While the duration of this process varies, Zambia’s deal is expected to conclude by June, with most investors anticipating a swift resolution. However, challenges may arise, particularly concerning non-financial clauses, which could prolong negotiations. Despite potential hurdles, the inclusion of collective action clauses mitigates the risk of rejection by holdout bondholders.
Resolving the default holds significant implications for both Zambia and its bondholders. For the country, it opens up borrowing opportunities and facilitates economic recovery, enabling investment in critical infrastructure and public services. Bondholders, on the other hand, stand to regain coupon payments on restructured debt, enhancing the tradability of their instruments.

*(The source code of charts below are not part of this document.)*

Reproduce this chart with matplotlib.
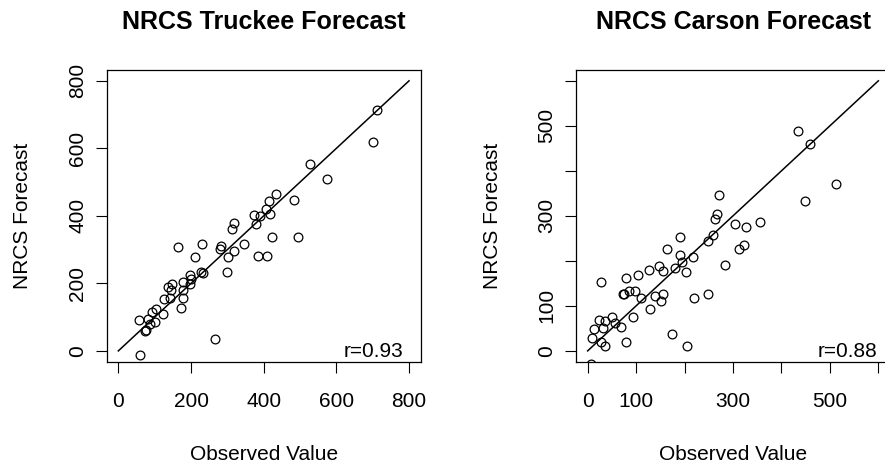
import numpy as np
import matplotlib
matplotlib.use("Agg")
import matplotlib.pyplot as plt

plt.rcParams['font.family'] = ['Liberation Sans', 'DejaVu Sans']

# Truckee: observed vs NRCS forecast
truckee_obs = [711, 702, 528, 573, 434, 414, 482, 374, 389, 406, 418, 379, 317, 314,
               422, 495, 347, 283, 280, 317, 301, 383, 408, 230, 163, 212, 299, 227,
               234, 197, 200, 198, 179, 149, 136, 144, 179, 142, 126, 179, 172, 124,
               104, 92, 81, 58, 101, 87, 73, 75, 266, 61]
truckee_fc = [713, 618, 555, 509, 466, 443, 447, 403, 401, 421, 405, 377, 379, 361,
              338, 338, 318, 312, 301, 295, 278, 282, 282, 318, 308, 278, 233, 234,
              232, 225, 213, 197, 204, 197, 189, 181, 179, 157, 153, 157, 128, 109,
              123, 115, 94, 91, 87, 80, 60, 62, 35, -13]

# Carson: observed vs NRCS forecast
carson_obs = [435, 458, 513, 449, 272, 268, 263, 304, 327, 356, 258, 249, 313, 322,
              190, 190, 164, 218, 195, 181, 203, 283, 147, 156, 126, 104, 79, 28,
              86, 98, 73, 75, 156, 140, 152, 110, 219, 249, 128, 93, 50, 24, 36,
              57, 69, 14, 31, 10, 27, 36, 79, 174, 206, 7]
carson_fc = [488, 460, 371, 334, 347, 303, 292, 282, 275, 287, 258, 244, 226, 235,
             253, 213, 226, 208, 197, 185, 175, 191, 188, 178, 180, 168, 161, 154,
             134, 133, 126, 126, 126, 121, 111, 117, 117, 126, 92, 76, 76, 69, 66,
             62, 54, 49, 51, 29, 20, 10, 19, 37, 10, -28]

truckee_ticks = [0, 200, 400, 600, 800]
truckee_labels = ["0", "200", "400", "600", "800"]
carson_ticks = [0, 100, 200, 300, 400, 500, 600]
carson_labels = ["0", "100", "", "300", "", "500", ""]

W, H = 885, 466
fig = plt.figure(figsize=(W / 100, H / 100), dpi=100)

panels = [
    dict(left=106.7, title="NRCS Truckee Forecast", x=truckee_obs, y=truckee_fc,
         lim=(-32, 832), ticks=truckee_ticks, labels=truckee_labels,
         r="r=0.93", rx=403),
    dict(left=576.0, title="NRCS Carson Forecast", x=carson_obs, y=carson_fc,
         lim=(-24, 624), ticks=carson_ticks, labels=carson_labels,
         r="r=0.88", rx=877),
]

top, bottom, width = 70, 361.7, 314
for p in panels:
    ax = fig.add_axes([p["left"] / W, 1 - bottom / H, width / W, (bottom - top) / H])
    ax.plot(p["x"], p["y"], 'o', mfc='none', mec='black', ms=6.3, mew=0.9)
    ax.plot([0, p["ticks"][-1]], [0, p["ticks"][-1]], color='black', lw=1.1)
    ax.set_xlim(p["lim"])
    ax.set_ylim(p["lim"])
    ax.set_xticks(p["ticks"])
    ax.set_xticklabels(p["labels"])
    ax.set_yticks(p["ticks"])
    ax.set_yticklabels(p["labels"], rotation=90, va='center')
    ax.tick_params(length=8, width=0.8, labelsize=15, pad=13.5)
    ax.tick_params(axis='y', pad=6)
    for s in ax.spines.values():
        s.set_linewidth(0.9)
    ax.set_xlabel("Observed Value", fontsize=15, va='center')
    ax.xaxis.set_label_coords(0.5, (bottom - 454) / (bottom - top))
    ax.set_ylabel("NRCS Forecast", fontsize=15, va='center')
    ax.yaxis.set_label_coords(-84 / width, 0.5)
    ax.set_title(p["title"], fontsize=18, fontweight='bold', va='center',
                 y=1 + (top - 22) / (bottom - top), pad=0)
    ax.text((p["rx"] - p["left"]) / width, 4.7 / (bottom - top), p["r"],
            transform=ax.transAxes, ha='right', va='baseline', fontsize=15)

fig.savefig("out.png", dpi=100)
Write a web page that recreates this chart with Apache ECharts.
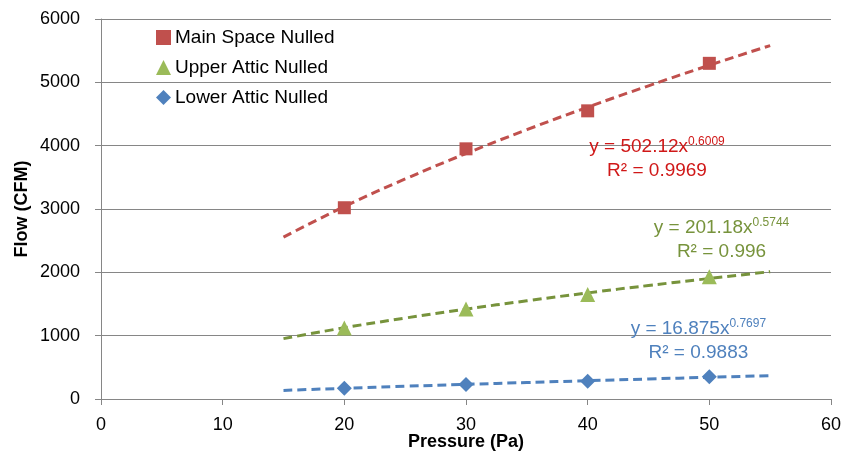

Once bondholders approve the final deal and new bonds are issued, ratings agencies typically consider the default resolved, offering a pathway for Zambia to regain access to capital markets. However, lingering IMF lending programs may impose constraints on commercial borrowing, prompting governments to explore alternative relief measures such as debt-for-nature swaps or concessional lending.
While successful resolution of a default can elevate a country’s creditworthiness, the path to investment-grade ratings is arduous, as evidenced by the experiences of former defaulters like Uruguay, Greece, Indonesia, and Cyprus. Many countries remain trapped in sub-investment grade territory, underscoring the enduring challenges associated with debt restructuring and economic recovery.
As Zambia navigates the final stages of its debt restructuring process, stakeholders are closely monitoring developments, hopeful for a favorable outcome that could herald a new chapter of economic stability and growth.